What you should do: It is required that the lines from the top of the listing through the line with "28, 31, 48.6, 70.5, 54.7, 57.8, 51.6, 6.2, 0]" be reproduced exactly, excluding pictures.

▶

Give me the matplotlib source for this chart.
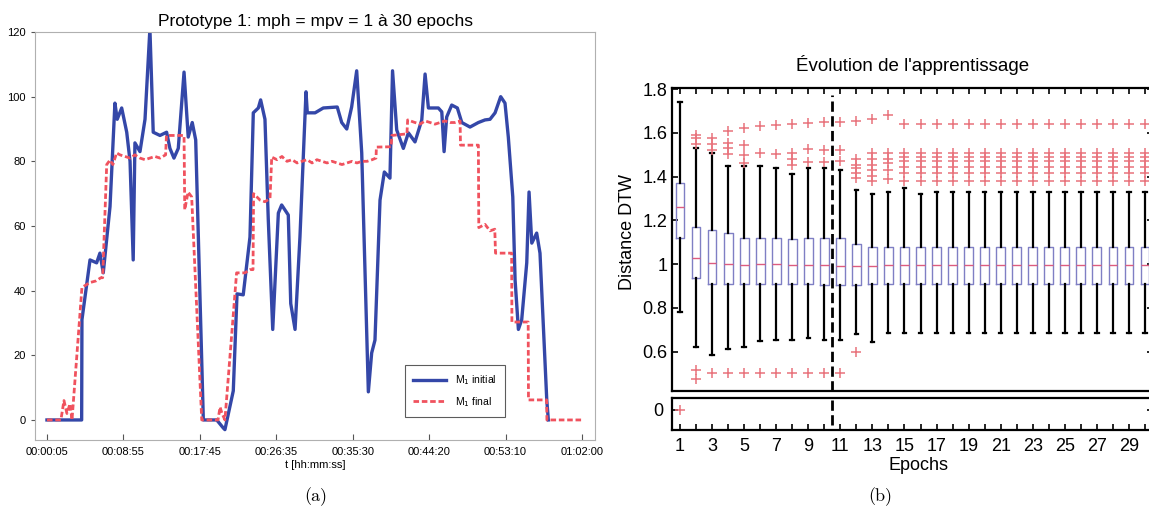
import numpy as np
import matplotlib.pyplot as plt
from matplotlib.ticker import FuncFormatter

# ---- (a) prototype time series, time in seconds ----
t_init = [5, 246, 248, 304, 350, 373, 396, 443, 477, 493, 524, 559, 582, 604, 616, 651, 686, 720, 743, 790,
          836, 859, 887, 917, 957, 986, 1014, 1038, 1091, 1184, 1230, 1241, 1299, 1325, 1368, 1415, 1438, 1473,
          1489, 1519, 1542, 1573, 1612, 1635, 1681, 1698, 1728, 1762, 1804, 1813, 1867, 1924, 2021, 2052, 2087,
          2121, 2156, 2191, 2237, 2260, 2283, 2318, 2348, 2387, 2405, 2434, 2480, 2515, 2561, 2608, 2631, 2654,
          2723, 2747, 2763, 2781, 2816, 2855, 2886, 2943, 3001, 3047, 3082, 3117, 3156, 3186, 3209, 3240, 3256,
          3279, 3302, 3337, 3353, 3372, 3406, 3429, 3476, 3487]
v_init = [0, 0, 31, 49.5, 48.6, 51.6, 45.5, 66, 98, 93, 96.5, 89, 80, 49.5, 85.7, 83, 93, 121, 89, 88,
          89, 84, 81, 84, 107.6, 87.5, 92, 86.6, 0, 0, -2.5, -3, 9, 39, 38.7, 56.6, 95, 96.5,
          99, 93, 62, 28, 64, 66.5, 63.4, 36, 28, 56.6, 101.5, 95, 95, 96.5, 96.8, 92, 90,
          96.8, 108, 82.6, 8.7, 20.7, 24.7, 68, 76.7, 74.8, 108, 89.7, 84, 88.8, 86, 92.8, 107, 96.5,
          96.5, 95.3, 83, 93.7, 97.4, 96.5, 92, 90.6, 92, 92.8, 93, 95, 100, 98, 87.5, 69, 43.3,
          28, 31, 48.6, 70.5, 54.7, 57.8, 51.6, 6.2, 0]

t_final = [5, 102, 123, 144, 165, 179, 248, 304, 345, 380, 392, 420, 443, 463, 489, 512, 547, 582, 616, 651,
           686, 720, 755, 790, 829, 835, 957, 962, 985, 1010, 1080, 1193, 1207, 1221, 1241, 1322, 1380, 1415,
           1436, 1440, 1485, 1519, 1554, 1566, 1603, 1637, 1672, 1707, 1742, 1776, 1811, 1846, 1880, 1915,
           1950, 1985, 2019, 2054, 2089, 2124, 2158, 2193, 2228, 2263, 2290, 2293, 2395, 2400, 2505, 2510,
           2561, 2596, 2631, 2666, 2700, 2735, 2770, 2805, 2839, 2874, 2877, 3001, 3004, 3047, 3082, 3115,
           3120, 3232, 3234, 3347, 3349, 3475, 3477, 3719]
v_final = [0, 0, 6, 2, 5, 0, 41, 42.5, 43, 44, 44, 79, 80.4, 79, 82.6, 82, 81.5, 81, 82, 81,
           80.5, 81, 81.5, 81, 82, 88, 88, 65, 70.5, 69, 0, 0, 4, 2, 0, 45.5, 45.5, 46.5,
           46.5, 70, 68, 67.5, 68.5, 81.3, 80.5, 81.5, 80, 80.5, 79.5, 80, 80.5, 79.5, 80.5, 80,
           79.5, 80, 79.5, 79, 79.5, 80, 79.5, 80, 80, 80.5, 81, 84.4, 84.5, 88, 88.5, 92.8,
           92, 91.5, 92.5, 92, 91.5, 92, 92.5, 92, 92, 92.5, 85, 85, 59.5, 60.5, 58.5, 59,
           51.6, 51.6, 30.3, 30.3, 6.2, 6.2, 0, 0]

time_ticks = [5, 535, 1065, 1595, 2130, 2660, 3190, 3720]

# ---- (b) DTW distance boxplots per epoch ----
epochs = list(range(1, 31))
q1 = [1.12, 0.935, 0.91, 0.91, 0.91, 0.91, 0.91, 0.91, 0.91, 0.905, 0.905, 0.905, 0.91] + [0.91] * 17
med = [1.26, 1.027, 1.006, 1.0, 0.995, 1.0, 1.0, 0.995, 0.995, 0.995, 0.99, 0.99, 0.99] + [0.995] * 17
q3 = [1.37, 1.17, 1.155, 1.14, 1.12, 1.12, 1.12, 1.115, 1.12, 1.12, 1.12, 1.09, 1.08] + [1.08] * 17
whislo = [0.78, 0.62, 0.585, 0.61, 0.62, 0.65, 0.655, 0.655, 0.66, 0.655, 0.655, 0.68, 0.645] + [0.685] * 17
whishi = [1.74, 1.53, 1.51, 1.45, 1.45, 1.45, 1.44, 1.41, 1.44, 1.44, 1.43, 1.34, 1.32,
          1.33, 1.35, 1.32, 1.33, 1.33, 1.33, 1.33, 1.33, 1.33, 1.33, 1.33, 1.33, 1.33, 1.33, 1.33, 1.33, 1.33]
late_outliers = [1.64, 1.51, 1.49, 1.47, 1.445, 1.415, 1.38]
fliers = [
    [0.0],
    [1.59, 1.575, 1.55, 0.515, 0.475],
    [1.575, 1.55, 1.52, 0.5],
    [1.61, 1.555, 1.53, 1.505, 0.5],
    [1.62, 1.545, 1.50, 1.46, 0.5],
    [1.63, 1.51, 0.5],
    [1.635, 1.505, 0.5],
    [1.64, 1.51, 1.48, 1.455, 0.5],
    [1.645, 1.525, 1.465, 0.5],
    [1.65, 1.52, 1.465, 0.5],
    [1.65, 1.52, 1.47, 0.5],
    [1.655, 1.48, 1.455, 1.44, 1.415, 1.395, 0.597],
    [1.665, 1.51, 1.48, 1.455, 1.43, 1.405, 1.38],
    [1.68, 1.51, 1.48, 1.46, 1.43, 1.39],
] + [late_outliers] * 16


def hms(t, pos=None):
    t = int(round(t))
    return f"{t // 3600:02d}:{t % 3600 // 60:02d}:{t % 60:02d}"


W, H = 1149, 519
fig = plt.figure(figsize=(W / 100, H / 100), dpi=100)
plt.rcParams["font.family"] = ["Liberation Sans", "DejaVu Sans"]

# left panel
ax = fig.add_axes([35 / W, 79 / H, 560 / W, 408 / H])
ax.plot(t_init, v_init, color="#3447a8", linewidth=2.4, label=r"M$_1$ initial")
ax.plot(t_final, v_final, color="#f0525e", linewidth=2.0, linestyle=(0, (2, 1)), label=r"M$_1$ final")
ax.set_xlim(-78, 3811)
ax.set_ylim(-6.2, 120)
ax.set_xticks(time_ticks)
ax.xaxis.set_major_formatter(FuncFormatter(hms))
ax.set_yticks(range(0, 121, 20))
ax.tick_params(axis="x", direction="in", length=4, labelsize=8, pad=5, color="#555555")
ax.tick_params(axis="y", direction="out", length=3, labelsize=8, color="#555555")
for s in ax.spines.values():
    s.set_color("#b0b0b0")
ax.set_title("Prototype 1: mph = mpv = 1 à 30 epochs", fontsize=12.5, pad=4)
ax.set_xlabel("t [hh:mm:ss]", fontsize=8, labelpad=2)
leg = ax.legend(loc="lower right", bbox_to_anchor=(0.848, 0.044), fontsize=7.5, fancybox=False,
                handlelength=3.2, borderpad=0.8, labelspacing=0.7)
leg.get_frame().set_edgecolor("#333333")
leg.get_frame().set_linewidth(0.8)

# right panel: broken axis
axu = fig.add_axes([672 / W, 128 / H, 481 / W, 303 / H])
axl = fig.add_axes([672 / W, 89 / H, 481 / W, 32 / H])

stats = []
for i in range(len(epochs)):
    stats.append(dict(med=med[i], q1=q1[i], q3=q3[i], whislo=whislo[i], whishi=whishi[i], fliers=fliers[i]))

for a in (axu, axl):
    a.bxp(stats, positions=epochs, widths=0.55, capwidths=0.22, manage_ticks=False,
          boxprops=dict(color="#7f7fc4", linewidth=1.0),
          medianprops=dict(color="#dc5c80", linewidth=1.0),
          whiskerprops=dict(color="black", linewidth=1.6, linestyle="-"),
          capprops=dict(color="black", linewidth=1.6),
          flierprops=dict(marker="+", markeredgecolor="#e8737c", markersize=7, markeredgewidth=1.1))
    a.set_xlim(0.5, 30.5)
    for s in a.spines.values():
        s.set_linewidth(1.6)

axu.set_ylim(0.42, 1.805)
axu.set_yticks([0.6, 0.8, 1.0, 1.2, 1.4, 1.6, 1.8])
axu.yaxis.set_major_formatter(FuncFormatter(lambda v, p: f"{v:g}"))
axu.set_xticks(epochs)
axu.tick_params(direction="in", top=True, right=True, bottom=False, labelbottom=False,
                length=4, width=1.2, labelsize=13)
axu.axvline(10.5, ymax=0.978, color="black", linestyle="--", linewidth=2)
axu.set_title("Évolution de l'apprentissage", fontsize=13.5, pad=12)

axl.set_ylim(-0.092, 0.055)
axl.set_yticks([0])
axl.set_xticks(epochs)
axl.set_xticklabels([str(e) if e % 2 else "" for e in epochs])
axl.tick_params(direction="in", right=True, length=4, width=1.2, labelsize=13, pad=6)
axl.axvline(10.5, ymin=0.15, color="black", linestyle="--", linewidth=2)

fig.text(628 / W, 1 - 232 / H, "Distance DTW", rotation=90, ha="center", va="center", fontsize=13)
fig.text(919 / W, 1 - 466 / H, "Epochs", ha="center", va="center", fontsize=13)

fig.text(316 / W, 1 - 497 / H, "(a)", ha="center", va="center", family="cmr10", fontsize=13)
fig.text(880 / W, 1 - 497 / H, "(b)", ha="center", va="center", family="cmr10", fontsize=13)

fig.savefig("out.png", dpi=100)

◀

Answer to the exercise:
Give me the matplotlib source for this chart.
import numpy as np
import matplotlib.pyplot as plt
from matplotlib.ticker import FuncFormatter

# ---- (a) prototype time series, time in seconds ----
t_init = [5, 246, 248, 304, 350, 373, 396, 443, 477, 493, 524, 559, 582, 604, 616, 651, 686, 720, 743, 790,
          836, 859, 887, 917, 957, 986, 1014, 1038, 1091, 1184, 1230, 1241, 1299, 1325, 1368, 1415, 1438, 1473,
          1489, 1519, 1542, 1573, 1612, 1635, 1681, 1698, 1728, 1762, 1804, 1813, 1867, 1924, 2021, 2052, 2087,
          2121, 2156, 2191, 2237, 2260, 2283, 2318, 2348, 2387, 2405, 2434, 2480, 2515, 2561, 2608, 2631, 2654,
          2723, 2747, 2763, 2781, 2816, 2855, 2886, 2943, 3001, 3047, 3082, 3117, 3156, 3186, 3209, 3240, 3256,
          3279, 3302, 3337, 3353, 3372, 3406, 3429, 3476, 3487]
v_init = [0, 0, 31, 49.5, 48.6, 51.6, 45.5, 66, 98, 93, 96.5, 89, 80, 49.5, 85.7, 83, 93, 121, 89, 88,
          89, 84, 81, 84, 107.6, 87.5, 92, 86.6, 0, 0, -2.5, -3, 9, 39, 38.7, 56.6, 95, 96.5,
          99, 93, 62, 28, 64, 66.5, 63.4, 36, 28, 56.6, 101.5, 95, 95, 96.5, 96.8, 92, 90,
          96.8, 108, 82.6, 8.7, 20.7, 24.7, 68, 76.7, 74.8, 108, 89.7, 84, 88.8, 86, 92.8, 107, 96.5,
          96.5, 95.3, 83, 93.7, 97.4, 96.5, 92, 90.6, 92, 92.8, 93, 95, 100, 98, 87.5, 69, 43.3,
          28, 31, 48.6, 70.5, 54.7, 57.8, 51.6, 6.2, 0]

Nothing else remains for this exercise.